[Data start]

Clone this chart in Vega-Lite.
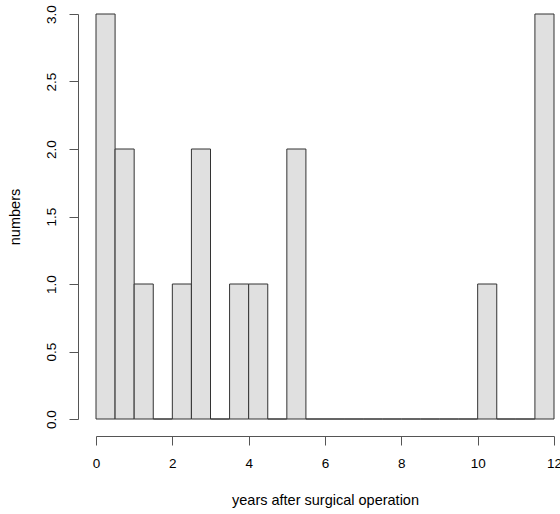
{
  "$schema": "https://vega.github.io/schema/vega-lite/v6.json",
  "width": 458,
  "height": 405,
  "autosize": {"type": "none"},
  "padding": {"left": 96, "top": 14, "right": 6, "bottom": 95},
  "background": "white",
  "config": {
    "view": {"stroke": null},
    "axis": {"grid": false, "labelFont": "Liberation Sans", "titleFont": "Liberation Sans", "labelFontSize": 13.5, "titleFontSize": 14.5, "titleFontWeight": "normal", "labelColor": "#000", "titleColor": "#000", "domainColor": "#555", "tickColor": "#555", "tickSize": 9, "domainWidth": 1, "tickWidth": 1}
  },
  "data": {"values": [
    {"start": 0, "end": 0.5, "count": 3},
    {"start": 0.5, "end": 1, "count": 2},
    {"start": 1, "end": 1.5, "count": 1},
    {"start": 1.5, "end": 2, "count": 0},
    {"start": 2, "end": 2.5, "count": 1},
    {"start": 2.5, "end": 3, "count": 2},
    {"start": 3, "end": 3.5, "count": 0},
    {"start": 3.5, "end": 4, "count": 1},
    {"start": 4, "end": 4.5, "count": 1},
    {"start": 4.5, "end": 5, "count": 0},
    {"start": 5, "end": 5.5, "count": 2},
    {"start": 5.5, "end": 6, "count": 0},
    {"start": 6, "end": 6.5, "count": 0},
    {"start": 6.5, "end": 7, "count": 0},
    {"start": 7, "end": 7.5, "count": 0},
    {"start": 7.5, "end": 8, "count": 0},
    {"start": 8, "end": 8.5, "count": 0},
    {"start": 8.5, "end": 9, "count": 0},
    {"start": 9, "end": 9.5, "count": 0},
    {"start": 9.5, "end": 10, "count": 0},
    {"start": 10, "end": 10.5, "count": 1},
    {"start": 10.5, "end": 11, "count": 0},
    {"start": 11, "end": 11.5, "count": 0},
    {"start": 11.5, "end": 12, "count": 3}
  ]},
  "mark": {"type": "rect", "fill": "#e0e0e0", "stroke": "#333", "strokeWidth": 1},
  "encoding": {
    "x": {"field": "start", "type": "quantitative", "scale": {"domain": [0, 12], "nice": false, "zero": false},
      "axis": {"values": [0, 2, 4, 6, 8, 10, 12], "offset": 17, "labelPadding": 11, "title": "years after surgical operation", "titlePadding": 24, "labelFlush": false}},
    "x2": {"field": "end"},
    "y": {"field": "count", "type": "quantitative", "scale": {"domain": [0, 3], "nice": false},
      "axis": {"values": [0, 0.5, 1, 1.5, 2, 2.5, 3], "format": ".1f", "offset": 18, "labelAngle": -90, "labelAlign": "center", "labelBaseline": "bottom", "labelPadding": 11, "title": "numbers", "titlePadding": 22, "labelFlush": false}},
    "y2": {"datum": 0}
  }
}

[Data end]

◆ **Problem details**: Repeat the data exactly, without the pictures.

◆ **Exercise output**:
Clone this chart in Vega-Lite.
{
  "$schema": "https://vega.github.io/schema/vega-lite/v6.json",
  "width": 458,
  "height": 405,
  "autosize": {"type": "none"},
  "padding": {"left": 96, "top": 14, "right": 6, "bottom": 95},
  "background": "white",
  "config": {
    "view": {"stroke": null},
    "axis": {"grid": false, "labelFont": "Liberation Sans", "titleFont": "Liberation Sans", "labelFontSize": 13.5, "titleFontSize": 14.5, "titleFontWeight": "normal", "labelColor": "#000", "titleColor": "#000", "domainColor": "#555", "tickColor": "#555", "tickSize": 9, "domainWidth": 1, "tickWidth": 1}
  },
  "data": {"values": [
    {"start": 0, "end": 0.5, "count": 3},
    {"start": 0.5, "end": 1, "count": 2},
    {"start": 1, "end": 1.5, "count": 1},
    {"start": 1.5, "end": 2, "count": 0},
    {"start": 2, "end": 2.5, "count": 1},
    {"start": 2.5, "end": 3, "count": 2},
    {"start": 3, "end": 3.5, "count": 0},
    {"start": 3.5, "end": 4, "count": 1},
    {"start": 4, "end": 4.5, "count": 1},
    {"start": 4.5, "end": 5, "count": 0},
    {"start": 5, "end": 5.5, "count": 2},
    {"start": 5.5, "end": 6, "count": 0},
    {"start": 6, "end": 6.5, "count": 0},
    {"start": 6.5, "end": 7, "count": 0},
    {"start": 7, "end": 7.5, "count": 0},
    {"start": 7.5, "end": 8, "count": 0},
    {"start": 8, "end": 8.5, "count": 0},
    {"start": 8.5, "end": 9, "count": 0},
    {"start": 9, "end": 9.5, "count": 0},
    {"start": 9.5, "end": 10, "count": 0},
    {"start": 10, "end": 10.5, "count": 1},
    {"start": 10.5, "end": 11, "count": 0},
    {"start": 11, "end": 11.5, "count": 0},
    {"start": 11.5, "end": 12, "count": 3}
  ]},
  "mark": {"type": "rect", "fill": "#e0e0e0", "stroke": "#333", "strokeWidth": 1},
  "encoding": {
    "x": {"field": "start", "type": "quantitative", "scale": {"domain": [0, 12], "nice": false, "zero": false},
      "axis": {"values": [0, 2, 4, 6, 8, 10, 12], "offset": 17, "labelPadding": 11, "title": "years after surgical operation", "titlePadding": 24, "labelFlush": false}},
    "x2": {"field": "end"},
    "y": {"field": "count", "type": "quantitative", "scale": {"domain": [0, 3], "nice": false},
      "axis": {"values": [0, 0.5, 1, 1.5, 2, 2.5, 3], "format": ".1f", "offset": 18, "labelAngle": -90, "labelAlign": "center", "labelBaseline": "bottom", "labelPadding": 11, "title": "numbers", "titlePadding": 22, "labelFlush": false}},
    "y2": {"datum": 0}
  }
}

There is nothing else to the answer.